| Quote #4
There was hail with fire flashing continually in the midst of it, such heavy hail as had never fallen in all the land of Egypt since it became a nation. (NRSV 9:24)
So there was hail, and fire mingled with the hail, very grievous, such as there was none like it in all the land of Egypt since it became a nation. (KJV 9:24)
Ancient Israel was always caught between two big powers: Mesopotamia and Egypt. It got a lot of culture from each place, but both regions had national identities long before Israel did. The passage here implies a kind of pre-civilization barbaric past, where nature ran wild. What gives?
| Quote #5
The next day Moses sat as judge for the people, while the people stood around him from morning until evening. When Moses' father-in-law saw all that he was doing for the people, he said, "What is this that you are doing for the people? Why do you sit alone, while all the people stand around you from morning until evening?" Moses said to his father-in-law, "Because the people come to me to inquire of God. When they have a dispute, they come to me and I decide between one person and another, and I make known to them the statutes and instructions of God." (NRSV 18:13-16)

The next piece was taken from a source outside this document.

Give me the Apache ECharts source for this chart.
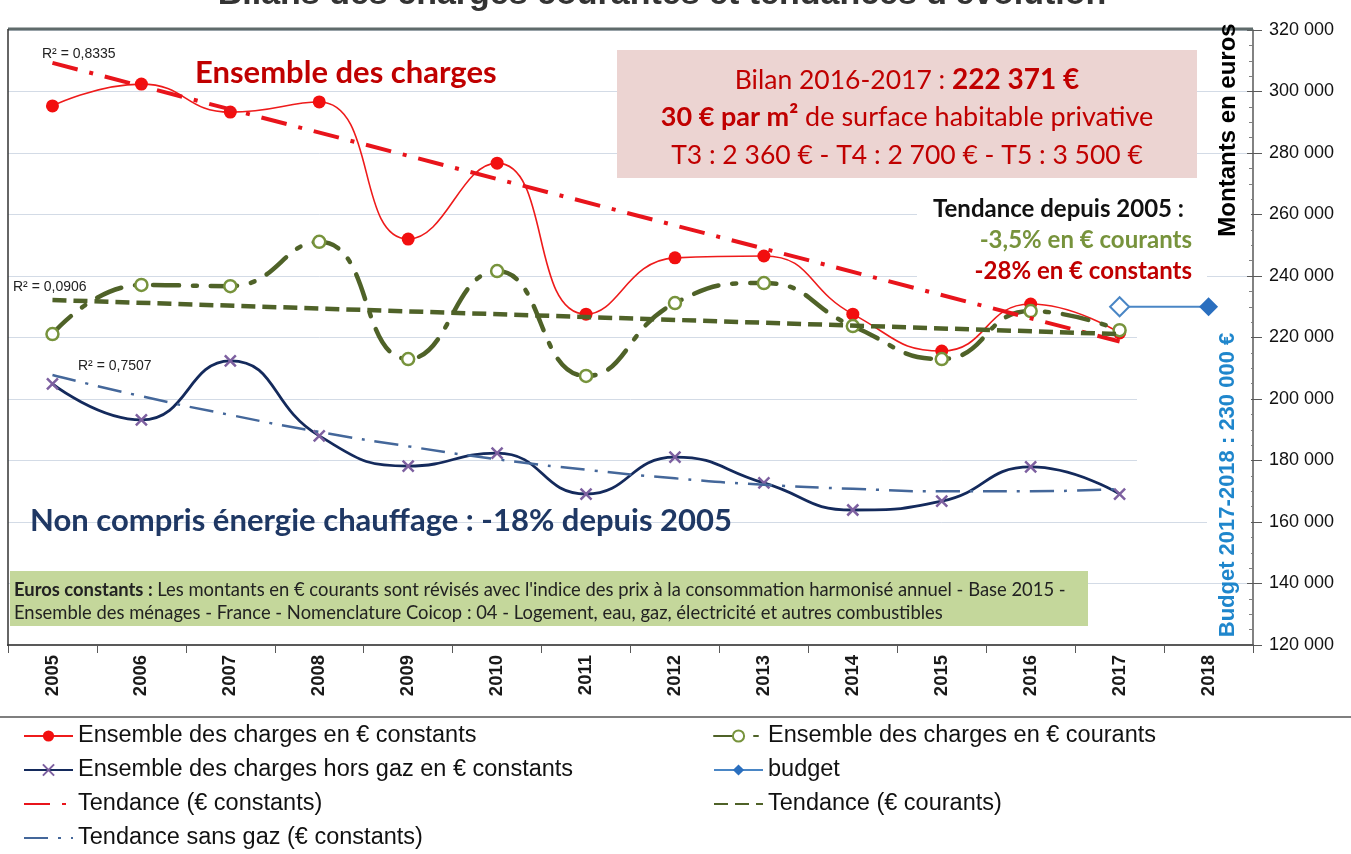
<!DOCTYPE html>
<html><head><meta charset="utf-8">
<script src="https://cdn.jsdelivr.net/npm/echarts@6/dist/echarts.min.js"></script>
<style>html,body{margin:0;padding:0;background:#fff}#c{width:1351px;height:854px}</style>
</head><body><div id="c"></div>
<script>
// ---- data ----
const years = ['2005','2006','2007','2008','2009','2010','2011','2012','2013','2014','2015','2016','2017','2018'];
const constants = [295300, 302400, 293300, 296600, 252000, 276700, 227600, 245900, 246500, 227600, 215600, 230900, 221500, null];
const courants = [221100, 237100, 236700, 251100, 213000, 241600, 207500, 231200, 237700, 223700, 213000, 228600, 222371, null];
const horsGaz = [204900, 193200, 212400, 188000, 178200, 182400, 169100, 181100, 172700, 163900, 166800, 177900, 169100, null];
const budget = [null, null, null, null, null, null, null, null, null, null, null, null, 230000, 230000];
const trendConstants = [309300, null, null, null, null, null, null, null, null, null, null, null, 218700, null];
const trendCourants = [232200, null, null, null, null, null, null, null, null, null, null, null, 221100, null];
const trendSansGaz = [207800, 200900, 194800, 189300, 184600, 180400, 177000, 174200, 172100, 170800, 170000, 170000, 170800, null];
const yMin = 120000, yMax = 320000, yStep = 20000;

const names = {
  c: 'Ensemble des charges en € constants',
  k: 'Ensemble des charges en € courants',
  h: 'Ensemble des charges hors gaz en € constants',
  b: 'budget',
  tc: 'Tendance (€ constants)',
  tk: 'Tendance (€ courants)',
  th: 'Tendance sans gaz (€ constants)'
};

const fmt = v => String(v).replace(/\B(?=(\d{3})+(?!\d))/g, ' ');
const ARIAL = 'Liberation Sans, Arial, sans-serif';
const CAL = 'Lato, Carlito, sans-serif';

function txt(text, x, y, font, fill, align, valign, extra) {
  return Object.assign({
    type: 'text', x: x, y: y, z: 20,
    style: { text: text, font: font, fill: fill, align: align || 'left', verticalAlign: valign || 'middle',
             textAlign: align || 'left', textVerticalAlign: valign || 'middle' }
  }, extra || {});
}

const budgetData = budget.map((v, i) => (i === 12 && v != null)
  ? { value: v, itemStyle: { color: '#ffffff', borderColor: '#4a86c5', borderWidth: 2 } } : v);

// legend placement: [name, left, rowCenterY, hideSymbol]
const legendSlots = [
  [names.c, 23, 737, false], [names.k, 713, 737, false],
  [names.h, 23, 771, false], [names.b, 713, 771, false],
  [names.tc, 23, 805, true], [names.tk, 713, 805, true],
  [names.th, 23, 839, true]
];
const legends = legendSlots.map(s => ({
  left: s[1], top: s[2] - 13, padding: 0, itemWidth: 49, itemHeight: 14, orient: 'horizontal',
  textStyle: { fontFamily: ARIAL, fontSize: 23.5, color: '#111' },
  data: [s[3] ? { name: s[0], itemStyle: { opacity: 0 } } : { name: s[0] }]
}));

const chart = echarts.init(document.getElementById('c'), null, { renderer: 'canvas' });
chart.setOption({
  animation: false,
  backgroundColor: '#ffffff',
  grid: { left: 8, right: 98, top: 30, bottom: 209, containLabel: false },
  xAxis: {
    type: 'category', data: years, boundaryGap: true,
    axisLine: { lineStyle: { color: '#595959', width: 2 } },
    axisTick: { show: true, interval: 0, length: 8, lineStyle: { color: '#595959', width: 1 } },
    axisLabel: { rotate: 90, interval: 0, margin: 10, color: '#1a1a1a', fontSize: 18.5, fontWeight: 'bold', fontFamily: ARIAL },
    splitLine: { show: false }
  },
  yAxis: [{
    type: 'value', position: 'right', min: yMin, max: yMax, interval: yStep,
    axisLine: { show: true, lineStyle: { color: '#595959', width: 1.5 } },
    axisTick: { show: true, length: 9, lineStyle: { color: '#595959' } },
    minorTick: { show: false },
    axisLabel: { margin: 16, color: '#111', fontSize: 18, fontFamily: ARIAL, formatter: fmt },
    splitLine: { show: true, lineStyle: { color: '#d3dbe6', width: 1 } }
  }, {
    type: 'value', position: 'right', min: yMin, max: yMax, interval: yStep,
    axisLine: { show: false },
    axisTick: { show: true, inside: true, length: 6, lineStyle: { color: '#595959' } },
    minorTick: { show: true, splitNumber: 4, length: 4, lineStyle: { color: '#7f7f7f' } },
    axisLabel: { show: false }, splitLine: { show: false }
  }],
  legend: legends,
  series: [
    {
      name: names.c, type: 'line', data: constants, smooth: 0.5, z: 3,
      symbol: 'circle', symbolSize: 13,
      lineStyle: { color: '#ee1b1b', width: 1.6 },
      itemStyle: { color: '#f20f0f' }
    },
    {
      name: names.k, type: 'line', data: courants, smooth: 0.5, z: 4,
      symbol: 'circle', symbolSize: 12,
      lineStyle: { color: '#4f6228', width: 4.5, type: [26, 14, 4, 14], cap: 'round' },
      itemStyle: { color: '#ffffff', borderColor: '#77933c', borderWidth: 2.5 }
    },
    {
      name: names.h, type: 'line', data: horsGaz, smooth: 0.5, z: 3,
      symbol: 'path://M0,0L10,10M10,0L0,10', symbolSize: 11,
      lineStyle: { color: '#142a5c', width: 2.8 },
      itemStyle: { color: 'rgba(0,0,0,0)', borderColor: '#7d60a0', borderWidth: 2.5 }
    },
    {
      name: names.b, type: 'line', data: budgetData, z: 4,
      symbol: 'diamond', symbolSize: 19,
      lineStyle: { color: '#4a86c5', width: 2 },
      itemStyle: { color: '#2a6fbf' }
    },
    {
      name: names.tc, type: 'line', data: trendConstants, connectNulls: true, z: 5,
      symbol: 'none',
      lineStyle: { color: '#e8141b', width: 4, type: [26, 12, 4, 12] },
      itemStyle: { color: '#e8141b' }
    },
    {
      name: names.tk, type: 'line', data: trendCourants, connectNulls: true, z: 5,
      symbol: 'none',
      lineStyle: { color: '#4f6228', width: 4.5, type: [14, 7] },
      itemStyle: { color: '#4f6228' }
    },
    {
      name: names.th, type: 'line', data: trendSansGaz, smooth: 0.6, z: 5,
      symbol: 'none',
      lineStyle: { color: '#44679a', width: 2.5, type: [24, 10, 3, 10] },
      itemStyle: { color: '#44679a' }
    }
  ],
  graphic: { elements: [
    // clipped title at top
    txt("Bilans des charges courantes et tendances d'évolution", 662, 12, 'bold 34px ' + ARIAL, '#333', 'center', 'bottom'),
    // plot borders
    { type: 'line', z: 6, shape: { x1: 8, y1: 29, x2: 1253, y2: 29 }, style: { stroke: '#5f6b6b', lineWidth: 3 } },
    { type: 'line', z: 6, shape: { x1: 8, y1: 29, x2: 8, y2: 646 }, style: { stroke: '#333', lineWidth: 1.5 } },
    { type: 'line', z: 6, shape: { x1: 0, y1: 717, x2: 1351, y2: 717 }, style: { stroke: '#7f7f7f', lineWidth: 2 } },
    // white text-box backgrounds hiding grid lines
    { type: 'rect', z: 1, shape: { x: 917, y: 193, width: 290, height: 94 }, style: { fill: '#ffffff' } },
    { type: 'rect', z: 1, shape: { x: 1137, y: 318, width: 114, height: 185 }, style: { fill: '#ffffff' } },
    { type: 'rect', z: 1, shape: { x: 1207, y: 500, width: 44, height: 60 }, style: { fill: '#ffffff' } },
    { type: 'rect', z: 1, shape: { x: 1205, y: 190, width: 46, height: 60 }, style: { fill: '#ffffff' } },
    // pink box
    { type: 'rect', z: 1, shape: { x: 617, y: 50, width: 580, height: 128 }, style: { fill: '#ecd4d2' } },
    {
      type: 'text', x: 907, y: 80, z: 20,
      style: { text: '{r|Bilan 2016-2017 : }{b|222 371 €}', align: 'center', verticalAlign: 'middle', textAlign: 'center', textVerticalAlign: 'middle',
        rich: { r: { font: '26.5px ' + CAL, fill: '#c00000', color: '#c00000' }, b: { font: 'bold 28px ' + CAL, fill: '#c00000', color: '#c00000' } } }
    },
    {
      type: 'text', x: 907, y: 117, z: 20,
      style: { text: '{b|30 € par m²}{r| de surface habitable privative}', align: 'center', verticalAlign: 'middle', textAlign: 'center', textVerticalAlign: 'middle',
        rich: { r: { font: '27px ' + CAL, fill: '#c00000', color: '#c00000' }, b: { font: 'bold 27px ' + CAL, fill: '#c00000', color: '#c00000' } } }
    },
    txt('T3 : 2 360 € - T4 : 2 700 € - T5 : 3 500 €', 907, 155, '26.5px ' + CAL, '#c00000', 'center', 'middle'),
    // trend summary
    txt('Tendance depuis 2005 :', 1184, 209, 'bold 24px ' + CAL, '#111', 'right', 'middle'),
    txt('-3,5% en € courants', 1192, 240, 'bold 24px ' + CAL, '#77933c', 'right', 'middle'),
    txt('-28% en € constants', 1192, 271, 'bold 24px ' + CAL, '#c00000', 'right', 'middle'),
    // series captions
    txt('Ensemble des charges', 195, 73, 'bold 31px ' + CAL, '#c00000', 'left', 'middle'),
    txt('Non compris énergie chauffage : -18% depuis 2005', 30, 521, 'bold 31px ' + CAL, '#1f3864', 'left', 'middle'),
    // R² labels
    txt('R² = 0,8335', 42, 54, '14px ' + ARIAL, '#222', 'left', 'middle'),
    txt('R² = 0,0906', 13, 287, '14px ' + ARIAL, '#222', 'left', 'middle'),
    txt('R² = 0,7507', 78, 366, '14px ' + ARIAL, '#222', 'left', 'middle'),
    // green note box
    { type: 'rect', z: 1, shape: { x: 10, y: 571, width: 1078, height: 55 }, style: { fill: '#c4d79b' } },
    {
      type: 'text', x: 14, y: 590, z: 20,
      style: { text: "{b|Euros constants :}{r| Les montants en € courants sont révisés avec l'indice des prix à la consommation harmonisé annuel - Base 2015 -}",
        align: 'left', verticalAlign: 'middle', textAlign: 'left', textVerticalAlign: 'middle',
        rich: { r: { font: '18.4px ' + CAL, fill: '#222', color: '#222' }, b: { font: 'bold 18.4px ' + CAL, fill: '#222', color: '#222' } } }
    },
    txt('Ensemble des ménages - France - Nomenclature Coicop : 04 - Logement, eau, gaz, électricité et autres combustibles', 14, 613, '18.4px ' + CAL, '#222', 'left', 'middle'),
    // rotated axis texts
    txt('Montants en euros', 1228, 130, 'bold 24px ' + ARIAL, '#000', 'center', 'middle', { rotation: Math.PI / 2 }),
    txt('Budget 2017-2018 : 230 000 €', 1228, 485, 'bold 22px ' + ARIAL, '#1f86cc', 'center', 'middle', { rotation: Math.PI / 2 })
  ] }
});
</script>
</body></html>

And it came to pass on the morrow, that Moses sat to judge the people: and the people stood by Moses from the morning unto the evening. And when Moses' father in law saw all that he did to the people, he said, What is this thing that thou doest to the people? Why sittest thou thyself alone, and all the people stand by thee from morning unto even? And Moses said unto his father in law, Because the people come unto me to enquire of God: When they have a matter, they come unto me; and I judge between one and another, and I do make them know the statutes of God, and his laws. (KJV 18:13-16)

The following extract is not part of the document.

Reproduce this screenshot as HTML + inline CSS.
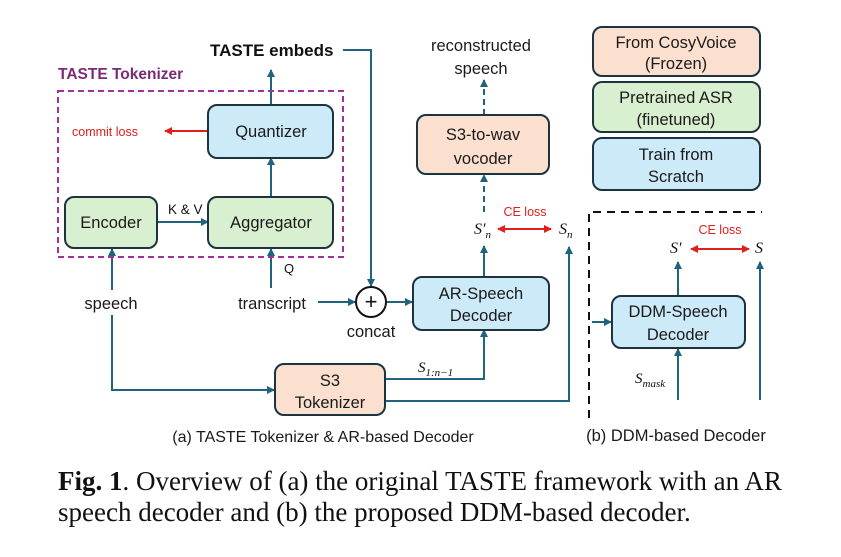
<!DOCTYPE html>
<html><head><meta charset="utf-8"><style>
html,body{margin:0;padding:0;background:#fff;}
svg{display:block;font-family:"Liberation Sans",sans-serif;}
</style></head><body>
<svg width="841" height="557" viewBox="0 0 841 557" xmlns="http://www.w3.org/2000/svg">
<defs>
<marker id="a" markerWidth="8" markerHeight="8" refX="7" refY="4" orient="auto" markerUnits="userSpaceOnUse"><path d="M0,0 L8,4 L0,8 z" fill="#20637f"/></marker>
<marker id="r" markerWidth="8" markerHeight="8" refX="7" refY="4" orient="auto-start-reverse" markerUnits="userSpaceOnUse"><path d="M0,0 L8,4 L0,8 z" fill="#e0201c"/></marker>
</defs>
<g stroke="#20637f" stroke-width="2" fill="none">
<path d="M343,50 H371 V286" marker-end="url(#a)"/>
<path d="M271,105 V70" marker-end="url(#a)"/>
<path d="M271,196 V158" marker-end="url(#a)"/>
<path d="M157,222 H208" marker-end="url(#a)"/>
<path d="M271,288 V249" marker-end="url(#a)"/>
<path d="M112,290 V249" marker-end="url(#a)"/>
<path d="M112,315 V390 H274" marker-end="url(#a)"/>
<path d="M318,302 H355" marker-end="url(#a)"/>
<path d="M387,302 H412" marker-end="url(#a)"/>
<path d="M385,379 H484 V330" marker-end="url(#a)"/>
<path d="M385,401 H569 V247" marker-end="url(#a)"/>
<path d="M484,277 V246" marker-end="url(#a)"/>
<path d="M484,212 V175" stroke-dasharray="6,4" marker-end="url(#a)"/>
<path d="M484,115 V80" stroke-dasharray="6,4" marker-end="url(#a)"/>
<path d="M592,322 H611" marker-end="url(#a)"/>
<path d="M678,296 V262" marker-end="url(#a)"/>
<path d="M678,400 V349" marker-end="url(#a)"/>
<path d="M760,400 V262" marker-end="url(#a)"/>
</g>
<path d="M208,131 H165" stroke="#e0201c" stroke-width="2" marker-end="url(#r)"/>
<path d="M498,229 H551" stroke="#e0201c" stroke-width="2" marker-start="url(#r)" marker-end="url(#r)"/>
<path d="M691,249 H749" stroke="#e0201c" stroke-width="2" marker-start="url(#r)" marker-end="url(#r)"/>
<rect x="58" y="91" width="285" height="166" fill="none" stroke="#a0309a" stroke-width="2" stroke-dasharray="6,4"/>
<path d="M589,418 V212 H762" fill="none" stroke="#111" stroke-width="2" stroke-dasharray="8,6"/>
<g stroke="#1c3340" stroke-width="2">
<rect x="208" y="105" width="125" height="53" rx="9" fill="#cdeaf8"/>
<rect x="65" y="197" width="92" height="51" rx="9" fill="#d8efd0"/>
<rect x="208" y="197" width="125" height="51" rx="9" fill="#d8efd0"/>
<rect x="413" y="277" width="136" height="53" rx="9" fill="#cdeaf8"/>
<rect x="275" y="364" width="110" height="51" rx="9" fill="#fbe0d0"/>
<rect x="417" y="115" width="132" height="59" rx="9" fill="#fbe0d0"/>
<rect x="593" y="27" width="167" height="49" rx="9" fill="#fbe0d0"/>
<rect x="593" y="82" width="167" height="50" rx="9" fill="#d8efd0"/>
<rect x="593" y="138" width="167" height="52" rx="9" fill="#cdeaf8"/>
<rect x="612" y="296" width="133" height="52" rx="9" fill="#cdeaf8"/>
<circle cx="371" cy="302" r="15" fill="#fff" stroke="#111"/>
</g>
<text x="371" y="309" font-size="22" text-anchor="middle" fill="#111">+</text>
<g font-size="16.5" fill="#1a1a1a" text-anchor="middle">
<text x="271" y="137">Quantizer</text>
<text x="111" y="228">Encoder</text>
<text x="271" y="228">Aggregator</text>
<text x="481" y="299">AR-Speech</text>
<text x="481" y="321">Decoder</text>
<text x="330" y="386">S3</text>
<text x="330" y="408">Tokenizer</text>
<text x="483" y="140">S3-to-wav</text>
<text x="483" y="164">vocoder</text>
<text x="676" y="48">From CosyVoice</text>
<text x="676" y="69">(Frozen)</text>
<text x="676" y="103">Pretrained ASR</text>
<text x="676" y="125">(finetuned)</text>
<text x="676" y="160">Train from</text>
<text x="676" y="182">Scratch</text>
<text x="678" y="317">DDM-Speech</text>
<text x="678" y="340">Decoder</text>
<text x="481" y="51">reconstructed</text>
<text x="481" y="74">speech</text>
<text x="111" y="309">speech</text>
<text x="272" y="309">transcript</text>
<text x="371" y="337">concat</text>
</g>
<text x="210" y="56" font-size="17" font-weight="bold" fill="#111">TASTE embeds</text>
<text x="58" y="79" font-size="15.5" font-weight="bold" fill="#7a2a78">TASTE Tokenizer</text>
<text x="72" y="136" font-size="12.5" fill="#e0201c">commit loss</text>
<text x="168" y="214" font-size="13.5" fill="#111">K &amp; V</text>
<text x="284" y="273" font-size="13" fill="#111">Q</text>
<text x="525" y="216" font-size="12.5" fill="#e0201c" text-anchor="middle">CE loss</text>
<text x="720" y="234" font-size="12.5" fill="#e0201c" text-anchor="middle">CE loss</text>
<g font-family="Liberation Serif,serif" font-style="italic" fill="#111">
<text x="474" y="234" font-size="16">S′<tspan font-size="11" dy="4">n</tspan></text>
<text x="559" y="234" font-size="16">S<tspan font-size="11" dy="4">n</tspan></text>
<text x="418" y="372" font-size="15">S<tspan font-size="11" dy="4">1:n−1</tspan></text>
<text x="670" y="253" font-size="16">S′</text>
<text x="755" y="253" font-size="16">S</text>
<text x="635" y="383" font-size="15">S<tspan font-size="11" dy="4">mask</tspan></text>
</g>
<text x="323" y="442" font-size="16" fill="#1a1a1a" text-anchor="middle">(a) TASTE Tokenizer &amp; AR-based Decoder</text>
<text x="676" y="441" font-size="16.5" fill="#1a1a1a" text-anchor="middle">(b) DDM-based Decoder</text>
<g font-family="Liberation Serif,serif" font-size="27" fill="#111">
<text x="58" y="490"><tspan font-weight="bold">Fig. 1</tspan>. Overview of (a) the original TASTE framework with an AR</text>
<text x="58" y="521">speech decoder and (b) the proposed DDM-based decoder.</text>
</g>
</svg>
</body></html>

Moses is at it again, taking on too much responsibility. When tons of people congregate in one place—i.e., civilization—they're going to need an efficient way to resolve disputes. Think about waiting in line for a Moses verdict. In the desert. Just saying. Jethro's solution solves a major problem for the young Israelite civilization.
| Quote #6
"You shall set in it four rows of stones. A row of carnelian, chrysolite, and emerald shall be the first row; and the second row a turquoise, a sapphire and a moonstone; and the third row a jacinth, an agate, and an amethyst; and the fourth row a beryl, an onyx, and a jasper; they shall be set in gold filigree. There shall be twelve stones with names corresponding to the names of the sons of Israel; they shall be like signets, each engraved with its name, for the twelve tribes. You shall make for the breastpiece chains of pure gold, twisted like cords; and you shall make for the breastpiece two rings of gold, and put the two rings on the two edges of the breastpiece." (NRSV 28:17-23)
And thou shalt set in it settings of stones, even four rows of stones: the first row shall be a sardius, a topaz, and a carbuncle: this shall be the first row. And the second row shall be an emerald, a sapphire, and a diamond. And the third row a ligure, an agate, and an amethyst.
Call this passage the "Golden Shopping List." Where is your average Israelite going to get all of this stuff? Truth is, he can't. This passage was written by people who had access to all of these materials; and it was written for men who knew how to mold the gold. We're talking a definite urban setting.
Pairing monetary goods like these with religious power is the ultimate endorsement. This mix of religious and economic power is crucial in understanding where these texts come from in the early-civ web.